____ Information supplied

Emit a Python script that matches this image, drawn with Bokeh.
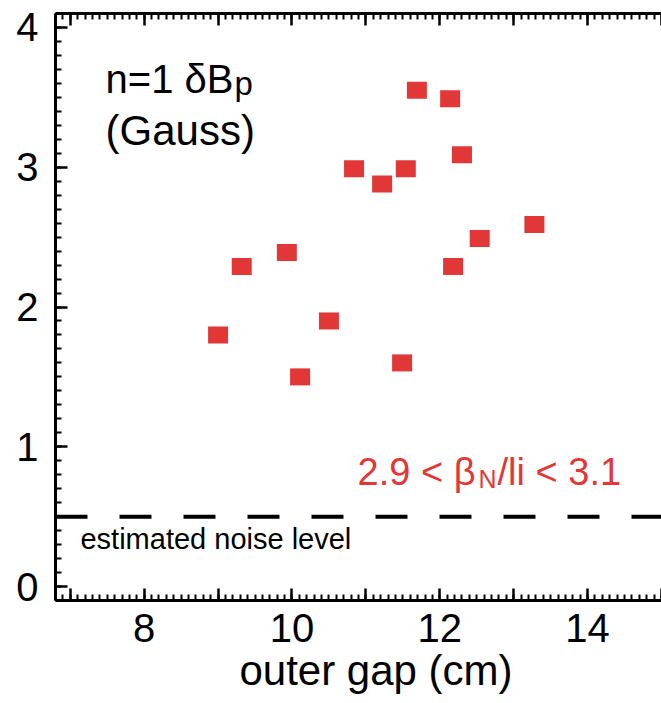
from bokeh.plotting import figure
from bokeh.models import (ColumnDataSource, Range1d, LinearAxis, SingleIntervalTicker,
                          Span, Label, CustomLabelingPolicy)
from bokeh.embed import file_html
from bokeh.resources import INLINE

# ---- data ----
outer_gap = [9.00, 9.32, 9.93, 10.11, 10.50, 10.84, 11.22, 11.54, 11.49,
             11.69, 12.14, 12.30, 12.18, 12.54, 13.28]
delta_bp = [1.80, 2.29, 2.39, 1.50, 1.90, 2.99, 2.88, 2.99, 1.60,
            3.55, 3.49, 3.09, 2.29, 2.49, 2.59]
noise_level = 0.5
x_ticks = [8, 10, 12, 14]
x_tick_labels = ["8", "10", "12", "14"]
y_ticks = [0, 1, 2, 3, 4]
y_tick_labels = ["0", "1", "2", "3", "4"]
x_title = "outer gap (cm)"

FONT = "Liberation Sans"
RED = "#e23737"

src = ColumnDataSource(data=dict(x=outer_gap, y=delta_bp))

p = figure(width=661, height=703, output_backend="svg", toolbar_location=None,
           x_range=Range1d(6.8, 15.0), y_range=Range1d(-0.1, 4.1),
           x_axis_location=None, y_axis_location=None,
           min_border_left=55, min_border_right=0, min_border_top=13,
           min_border_bottom=103)
p.outline_line_color = None
p.xgrid.visible = False
p.ygrid.visible = False
p.background_fill_color = "white"
p.border_fill_color = "white"


def style_axis(ax):
    ax.axis_line_width = 3
    ax.axis_line_color = "black"
    ax.major_tick_in = 12
    ax.major_tick_out = 0
    ax.minor_tick_in = 6
    ax.minor_tick_out = 0
    ax.major_tick_line_width = 2.5
    ax.minor_tick_line_width = 2
    ax.major_tick_line_color = "black"
    ax.minor_tick_line_color = "black"
    ax.major_label_text_font = FONT
    ax.major_label_text_color = "black"
    ax.major_label_text_font_size = "40px"


xticker = SingleIntervalTicker(interval=1, num_minor_ticks=10)
yticker = SingleIntervalTicker(interval=1, num_minor_ticks=10)

# show labels only on the even integers (long ticks on every integer)
even_only = CustomLabelingPolicy(code="""
    for (const i of indices) {
        if (i % 2 == 1) yield i
    }
""")
no_labels = CustomLabelingPolicy(code="return []")

# the original frame was wider (cropped at the right), so its title sits
# right of this frame's centre: pad it on the left with no-break spaces
xaxis = LinearAxis(ticker=xticker, axis_label="\u00a0\u00a0\u00a0" + x_title)
style_axis(xaxis)
xaxis.major_label_overrides = {t: lab for t, lab in zip(x_ticks, x_tick_labels)}
xaxis.major_label_policy = even_only
xaxis.major_label_standoff = 13
xaxis.axis_label_text_font = FONT
xaxis.axis_label_text_font_size = "42px"
xaxis.axis_label_text_font_style = "normal"
xaxis.axis_label_text_color = "black"
xaxis.axis_label_standoff = 2
p.add_layout(xaxis, "below")

xtop = LinearAxis(ticker=xticker)
style_axis(xtop)
xtop.major_label_text_font_size = "1px"
xtop.major_label_standoff = 0
xtop.major_label_policy = no_labels
p.add_layout(xtop, "above")

yaxis = LinearAxis(ticker=yticker)
style_axis(yaxis)
yaxis.major_label_overrides = {t: lab for t, lab in zip(y_ticks, y_tick_labels)}
yaxis.major_label_standoff = 17
p.add_layout(yaxis, "left")

# noise level
p.add_layout(Span(location=noise_level, dimension="width", line_color="black",
                  line_width=4, line_dash="32 32"))

# data squares
p.rect(x="x", y="y", width=20, height=17, width_units="screen",
       height_units="screen", source=src, fill_color=RED, line_color=None)

# texts
p.add_layout(Label(x=7.477, y=3.63, text="n=1 \u03b4B", text_font=FONT,
                   text_font_size="40px", text_color="black",
                   text_baseline="alphabetic"))
p.add_layout(Label(x=7.477, y=3.63, x_offset=129, y_offset=-4, text="p",
                   text_font=FONT, text_font_size="33px", text_color="black",
                   text_baseline="alphabetic"))
p.add_layout(Label(x=7.477, y=3.26, text="(Gauss)", text_font=FONT,
                   text_font_size="42px", text_color="black",
                   text_baseline="alphabetic"))

p.add_layout(Label(x=10.887, y=0.821, text="2.9 < \u03b2", text_font=FONT,
                   text_font_size="38px", text_color=RED,
                   text_baseline="alphabetic"))
p.add_layout(Label(x=10.887, y=0.821, x_offset=121, y_offset=-7, text="N",
                   text_font=FONT, text_font_size="25px", text_color=RED,
                   text_baseline="alphabetic"))
p.add_layout(Label(x=10.887, y=0.821, x_offset=140, text="/li < 3.1",
                   text_font=FONT, text_font_size="38px", text_color=RED,
                   text_baseline="alphabetic"))

p.add_layout(Label(x=7.138, y=0.343, text="estimated noise level",
                   text_font=FONT, text_font_size="29px", text_color="black",
                   text_baseline="alphabetic"))

open("out.html", "w").write(file_html(p, INLINE))
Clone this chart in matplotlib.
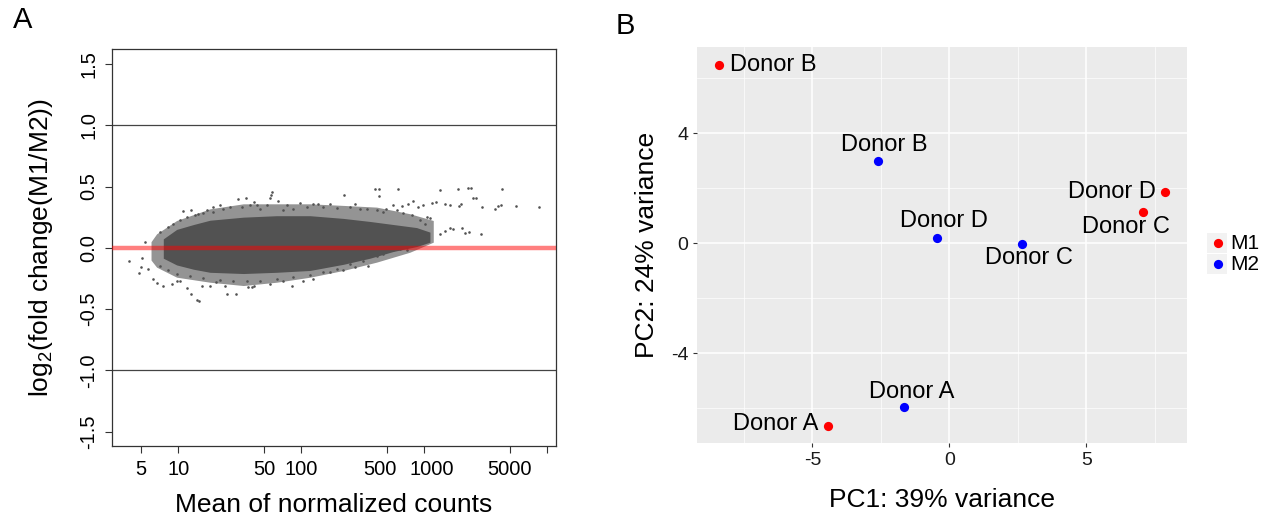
import numpy as np
import matplotlib
matplotlib.use("Agg")
from matplotlib import pyplot as plt
from matplotlib.patches import Rectangle
from matplotlib.ticker import NullLocator
from matplotlib.transforms import ScaledTranslation

plt.rcParams["font.family"] = ["Liberation Sans", "DejaVu Sans"]

# ---- panel A: MA plot (dense core as envelopes + individually read points)
core_mean = [7.55, 9.7, 13.3, 18.1, 33.8, 63.1, 118, 220, 363, 562, 870, 1117]
core_hi = [0.073, 0.150, 0.190, 0.225, 0.250, 0.262, 0.262, 0.240, 0.215, 0.190, 0.165, 0.128]
core_lo = [-0.085, -0.140, -0.175, -0.200, -0.210, -0.200, -0.185, -0.135, -0.085, -0.030, 0.010, 0.046]

halo_mean = [6.0, 6.66, 9.7, 18.1, 33.8, 63.1, 118, 220, 411, 767, 1189]
halo_hi = [0.05, 0.114, 0.223, 0.318, 0.359, 0.359, 0.359, 0.346, 0.332, 0.278, 0.223]
halo_lo = [-0.10, -0.158, -0.240, -0.281, -0.308, -0.281, -0.240, -0.185, -0.117, -0.036, 0.046]

out_mean = [398, 432, 609, 1346, 1898, 2292, 2409, 4335, 429, 224, 2500, 2630,
            2978, 3777, 4020, 4227, 5600, 8610, 1152, 1250, 1479, 1626, 1923, 1996,
            2905, 2335, 2153, 2023, 1626, 1730, 1479, 1346, 817, 986, 898, 1050,
            1117, 744, 657, 561, 495, 57.5, 56.8, 55.7, 97.7, 125, 138, 171, 274,
            301, 65.2, 35.5, 30.8, 41.3, 43.4, 21.8, 19.1, 17.0, 12.8, 11.0, 14.6, 71.6,
            3.97, 4.82, 5.04, 5.36, 6.26, 6.66, 7.55, 9.7, 11.7, 12.8, 14.3, 14.8,
            18.1, 24.0, 24.8, 29.5, 37.1, 39.5, 41.3, 55.7, 83.6, 104, 124, 171, 220,
            274, 320, 352, 466, 527, 721, 5.70, 4.94, 8.83, 10.3, 15.5, 20.3, 71.6]
out_lfc = [0.482, 0.482, 0.476, 0.468, 0.482, 0.487, 0.487, 0.482, 0.422, 0.427, 0.408, 0.408,
           0.337, 0.313, 0.340, 0.346, 0.340, 0.337, 0.365, 0.373, 0.354, 0.348, 0.343, 0.359,
           0.109, 0.128, 0.120, 0.163, 0.161, 0.155, 0.136, 0.114, 0.381, 0.351, 0.332, 0.250,
           0.242, 0.359, 0.340, 0.346, 0.318, 0.455, 0.427, 0.408, 0.365, 0.359, 0.354, 0.359, 0.359,
           0.318, 0.378, 0.408, 0.400, 0.373, 0.351, 0.351, 0.337, 0.305, 0.305, 0.297, 0.278, 0.305,
           -0.104, -0.207, -0.082, 0.046, -0.254, -0.289, -0.308, -0.267, -0.327, -0.376, -0.430, -0.438,
           -0.308, -0.308, -0.376, -0.376, -0.316, -0.321, -0.308, -0.294, -0.308, -0.267, -0.254, -0.199, -0.185,
           -0.158, -0.104, -0.150, -0.049, -0.022, -0.017, -0.177, -0.158, -0.294, -0.267, -0.308, -0.281, -0.267]

# points along the fuzzy upper and lower edges of the cloud
edge_mean = [7.10, 8.30, 9.12, 10.3, 11.7, 13.7, 16.0, 19.3, 23.2, 26.4, 32.8, 38.3, 46.2, 52.4,
             76.2, 86.3, 111, 151, 194, 249, 341, 411, 466, 598, 678, 793, 927, 1019,
             7.10, 8.30, 9.7, 12.4, 16.0, 21.8, 28.0, 36.0, 46.2, 63.1, 86.3, 118, 151, 194,
             249, 320, 411, 561, 637]
edge_lfc = [0.128, 0.169, 0.196, 0.223, 0.250, 0.264, 0.283, 0.291, 0.318, 0.332, 0.332, 0.346, 0.318, 0.346,
            0.346, 0.318, 0.332, 0.337, 0.327, 0.332, 0.318, 0.310, 0.291, 0.305, 0.283, 0.264, 0.223, 0.196,
            -0.145, -0.185, -0.213, -0.234, -0.245, -0.262, -0.267, -0.273, -0.267, -0.254, -0.240, -0.218, -0.199, -0.172,
            -0.136, -0.082, -0.063, -0.022, -0.008]

xticks_a = [5, 10, 50, 100, 500, 1000, 5000, 10000]
xticklabels_a = ["5", "10", "50", "100", "500", "1000", "5000", ""]
yticks_a = [-1.5, -1.0, -0.5, 0.0, 0.5, 1.0, 1.5]

# ---- panel B: PCA
donors = ["Donor A", "Donor B", "Donor C", "Donor D"]
m1_pc1 = [-4.44, -8.41, 7.08, 7.85]
m1_pc2 = [-6.63, 6.47, 1.14, 1.88]
m2_pc1 = [-1.66, -2.61, 2.65, -0.45]
m2_pc2 = [-5.95, 2.99, -0.01, 0.18]
xticks_b = [-5, 0, 5]
yticks_b = [-4, 0, 4]
groups = ["M1", "M2"]
group_colors = ["#FF0000", "#0000FF"]

# label placement (offset in points, alignment) per donor
m1_lab = [((-6.8, 1.0), "right"), ((8, 0), "left"), ((-12.8, -10.5), "center"), ((-6.5, 0), "right")]
m2_lab = [((5.3, 11), "center"), ((4.5, 11.5), "center"), ((4.8, -10.5), "center"), ((4.8, 12.5), "center")]

grey_pts = "#525252"

fig = plt.figure(figsize=(12.74, 5.17), dpi=100)

# ================= A
ax = fig.add_axes([0.0881, 0.1368, 0.3481, 0.7678])
ax.set_xscale("log")
ax.fill_between(halo_mean, halo_lo, halo_hi, color=grey_pts, alpha=0.62, lw=0, zorder=1)
ax.fill_between(core_mean, core_lo, core_hi, color=grey_pts, lw=0, zorder=2)
ax.scatter(edge_mean, edge_lfc, s=3.5, color=grey_pts, lw=0, zorder=3)
ax.scatter(out_mean, out_lfc, s=3.5, color=grey_pts, lw=0, zorder=3)
ax.axhline(1.0, color="#444444", lw=0.9, zorder=2)
ax.axhline(-1.0, color="#444444", lw=0.9, zorder=2)
ax.axhline(0.0, color=(1, 0, 0, 0.5), lw=3.2, zorder=4)
ax.set_xlim(2.90, 11800)
ax.set_ylim(-1.62, 1.62)
ax.set_xticks(xticks_a)
ax.set_xticklabels(xticklabels_a, fontsize=14.5)
ax.xaxis.set_minor_locator(NullLocator())
ax.set_yticks(yticks_a)
ax.set_yticklabels([f"{v:.1f}" for v in yticks_a], fontsize=14.5, rotation=90, va="center")
ax.tick_params(axis="both", direction="out", length=5, width=0.8, color="#333333", pad=5)
# the 500 and 1000 labels sit slightly apart in the reference
for lab, dx in zip(ax.get_xticklabels()[4:6], (-7, 7.5)):
    lab.set_transform(lab.get_transform() + ScaledTranslation(dx / 100, 0, fig.dpi_scale_trans))
for s in ax.spines.values():
    s.set_linewidth(0.9)
    s.set_color("#333333")
ax.set_xlabel("Mean of normalized counts", fontsize=19, va="baseline")
ax.xaxis.set_label_coords(0.5, -0.165)
ax.set_ylabel(r"$\mathregular{log_2}$(fold change(M1/M2))", fontsize=19)
ax.yaxis.set_label_coords(-0.128, 0.5)
fig.text(22.7 / 1274, 1 - 20 / 517, "A", fontsize=21, ha="center", va="center")

# ================= B
bx = fig.add_axes([0.5469, 0.1426, 0.3846, 0.7659])
bx.set_facecolor("#EBEBEB")
for s in bx.spines.values():
    s.set_visible(False)
bx.set_xlim(-9.22, 8.66)
bx.set_ylim(-7.27, 7.13)
bx.set_xticks(xticks_b)
bx.set_xticklabels([str(v) for v in xticks_b])
bx.set_yticks(yticks_b)
bx.set_yticklabels([str(v) for v in yticks_b])
bx.set_xticks([-7.5, -2.5, 2.5, 7.5], minor=True)
bx.set_yticks([-6, -2, 2, 6], minor=True)
bx.grid(which="major", color="white", lw=1.1)
bx.grid(which="minor", color="white", lw=0.5)
bx.set_axisbelow(True)
bx.tick_params(which="major", length=3, width=0.8, color="#333333", labelsize=14,
               labelcolor="#1a1a1a", pad=3)
bx.tick_params(which="minor", length=0)
bx.scatter(m1_pc1, m1_pc2, s=44, color=group_colors[0], lw=0, zorder=3)
bx.scatter(m2_pc1, m2_pc2, s=44, color=group_colors[1], lw=0, zorder=3)
for xs, ys, labs in [(m1_pc1, m1_pc2, m1_lab), (m2_pc1, m2_pc2, m2_lab)]:
    for name, x, y, (off, ha) in zip(donors, xs, ys, labs):
        bx.annotate(name, (x, y), xytext=off, textcoords="offset points",
                    ha=ha, va="center", fontsize=17, color="black", zorder=4)
bx.set_xlabel("PC1: 39% variance", fontsize=19, va="baseline")
bx.xaxis.set_label_coords(0.5, -0.160)
bx.set_ylabel("PC2: 24% variance", fontsize=19)
bx.yaxis.set_label_coords(-0.077, 0.5)
fig.text(625 / 1274, 1 - 26 / 517, "B", fontsize=21, ha="center", va="center")

# ggplot-style legend: grey key squares with a dot, label to the right
lax = fig.add_axes([1207 / 1274, 1 - 274 / 517, 20 / 1274, 41 / 517])
lax.set_xlim(0, 20)
lax.set_ylim(41, 0)
lax.axis("off")
for i, (g, c) in enumerate(zip(groups, group_colors)):
    top = 0.3 + 21 * i
    lax.add_patch(Rectangle((0, top), 20, 20, facecolor="#F2F2F2", edgecolor="none"))
    lax.scatter([10.8], [top + 10], s=44, color=c, lw=0, zorder=3)
    fig.text(1230 / 1274, 1 - (243.3 + 21 * i) / 517, g, fontsize=15,
             ha="left", va="center")

fig.savefig("out.png", dpi=100)
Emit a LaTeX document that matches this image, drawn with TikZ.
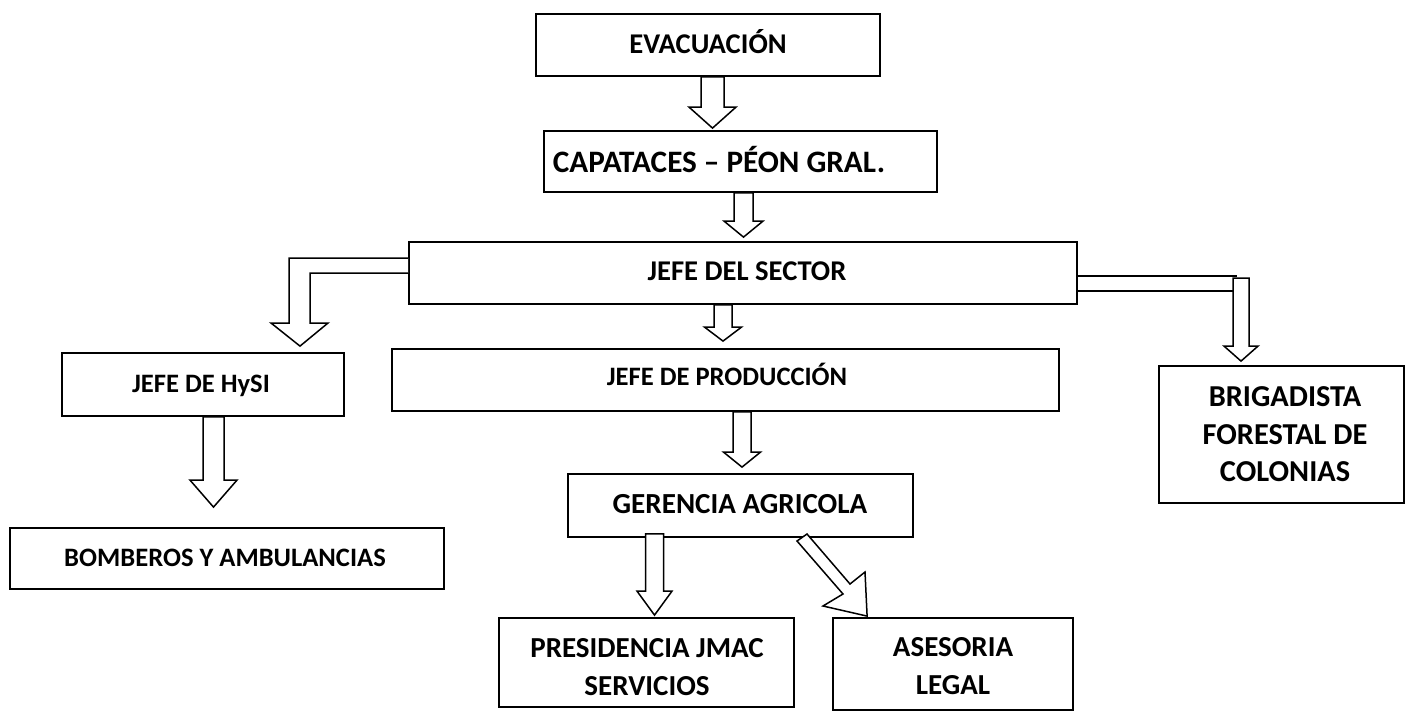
\documentclass[tikz,border=0pt]{standalone}
\usepackage{fontspec}
\setmainfont{Carlito}
\usetikzlibrary{calc,fit}
\newcommand\blockdown[5]{%
  \draw[blk] let \p1=(#1), \p2=(#2) in
    (\x2-#3*0.5pt,\y1) -- (\x2+#3*0.5pt,\y1) -- (\x2+#3*0.5pt,\y2+#5*0.5pt)
    -- (\x2+#4*0.5pt,\y2+#5*0.5pt) -- (\x2,\y2) -- (\x2-#4*0.5pt,\y2+#5*0.5pt)
    -- (\x2-#3*0.5pt,\y2+#5*0.5pt) -- cycle;}
\begin{document}
\begin{tikzpicture}[x=0.5pt,y=-0.5pt,
  box/.style={draw, line width=0.9pt, inner sep=0pt, fill=white},
  blk/.style={draw, line width=0.75pt, fill=white, line join=miter},
  lbl/.style={inner sep=0pt, font=\bfseries\fontsize{14.3}{18.8}\selectfont, anchor=base},
  lbls/.style={inner sep=0pt, font=\bfseries\fontsize{13.3}{18.8}\selectfont, anchor=base},
  lblm/.style={inner sep=0pt, font=\bfseries\fontsize{14.5}{19}\selectfont, anchor=base, align=center}]
\useasboundingbox (0,0) rectangle (1406,712);
\fill[white] (0,0) rectangle (1406,712);

% boxes
\node[box, fit={(536,14) (880,76)}] (evac) {};
\node[box, fit={(544,131) (937,192)}] (capa) {};
\node[box, fit={(409,242) (1077,304)}] (sector) {};
\node[box, fit={(392,349) (1059,411)}] (prod) {};
\node[box, fit={(62,353) (344,416)}] (hysi) {};
\node[box, fit={(10,528) (444,589)}] (bomb) {};
\node[box, fit={(568,474) (913,537)}] (ger) {};
\node[box, fit={(499,618) (794,707)}] (pres) {};
\node[box, fit={(833,618) (1073,710)}] (ases) {};
\node[box, fit={(1159,366) (1404,503)}] (brig) {};

% labels
\node[lbl] (evact) at (708,53.5) {EVACUACIÓN};
\node[lbl, font=\bfseries\fontsize{15.6}{18.8}\selectfont] (capat) at (719,172) {CAPATACES – PÉON GRAL.};
\node[lbl] (sectort) at (747,280.5) {JEFE DEL SECTOR};
\node[lbls] (prodt) at (727,385.5) {JEFE DE PRODUCCIÓN};
\node[lbls] (hysit) at (201,392.5) {JEFE DE HySI};
\node[lbls] (bombt) at (225,566.5) {BOMBEROS Y AMBULANCIAS};
\node[lbl, font=\bfseries\fontsize{14.55}{18.8}\selectfont] (gert) at (740,513.5) {GERENCIA AGRICOLA};
\node[lblm] (prest) at (647,695.5) {PRESIDENCIA JMAC\\SERVICIOS};
\node[lblm] (asest) at (953,694.5) {ASESORIA\\LEGAL};
\node[lblm, font=\bfseries\fontsize{15.2}{18.75}\selectfont] (brigt) at (1285,481.5) {BRIGADISTA\\FORESTAL DE\\COLONIAS};

% arrow axes
\coordinate (a1) at (712.5,0);
\coordinate (a2) at (743.5,0);
\coordinate (a3) at (723,0);
\coordinate (a4) at (742,0);
\coordinate (a5) at (654.5,0);
\coordinate (a6) at (213.5,0);
\coordinate (a7) at (1241,0);

\blockdown{a1 |- evac.south}{$(a1 |- capa.north)+(0,-2)$}{11.5}{23.5}{21}
\blockdown{a2 |- capa.south}{$(a2 |- sector.north)+(0,-4)$}{9.5}{19.5}{16}
\blockdown{a3 |- sector.south}{$(a3 |- prod.north)+(0,-7)$}{9}{18.5}{14}
\blockdown{a4 |- prod.south}{$(a4 |- ger.north)+(0,-6)$}{9}{18.5}{15}
\blockdown{$(a5 |- ger.south)+(0,-4)$}{$(a5 |- pres.north)+(0,-2)$}{9}{17.5}{24}
\blockdown{a6 |- hysi.south}{$(a6 |- bomb.north)+(0,-20)$}{10.5}{23.5}{27}

% left bent arrow
\draw[blk] ($(sector.west)+(0,-15)$) -- (289,258) -- (289,323) -- (271,323)
  -- ($(hysi.north)+(97,-6)$) -- (328,323) -- (310,323) -- (310,273) -- (sector.west);

% right bent arrow
\draw[blk] ($(sector.east)+(0,3)$) -- (1237,276);
\draw[blk] ($(sector.east)+(0,18)$) -- (1233,291);
\blockdown{a7 |- 0,278}{$(a7 |- brig.north)+(0,-4)$}{8}{17}{15}

% diagonal arrow
\draw[blk] (797,541) -- (843,594) -- (823,606) -- ($(ases.north west)+(35,-1)$)
  -- (865,572) -- (850,584) -- (807,534) -- cycle;
\end{tikzpicture}
\end{document}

________

# Exercise
Begin at the top of the records above and retype each line exactly until the line containing "src = ColumnDataSource(data=dict(x=outer_gap, y=delta_bp))", which is included. Skip all pictures.

# Output for this exercise
Emit a Python script that matches this image, drawn with Bokeh.
from bokeh.plotting import figure
from bokeh.models import (ColumnDataSource, Range1d, LinearAxis, SingleIntervalTicker,
                          Span, Label, CustomLabelingPolicy)
from bokeh.embed import file_html
from bokeh.resources import INLINE

# ---- data ----
outer_gap = [9.00, 9.32, 9.93, 10.11, 10.50, 10.84, 11.22, 11.54, 11.49,
             11.69, 12.14, 12.30, 12.18, 12.54, 13.28]
delta_bp = [1.80, 2.29, 2.39, 1.50, 1.90, 2.99, 2.88, 2.99, 1.60,
            3.55, 3.49, 3.09, 2.29, 2.49, 2.59]
noise_level = 0.5
x_ticks = [8, 10, 12, 14]
x_tick_labels = ["8", "10", "12", "14"]
y_ticks = [0, 1, 2, 3, 4]
y_tick_labels = ["0", "1", "2", "3", "4"]
x_title = "outer gap (cm)"

FONT = "Liberation Sans"
RED = "#e23737"

src = ColumnDataSource(data=dict(x=outer_gap, y=delta_bp))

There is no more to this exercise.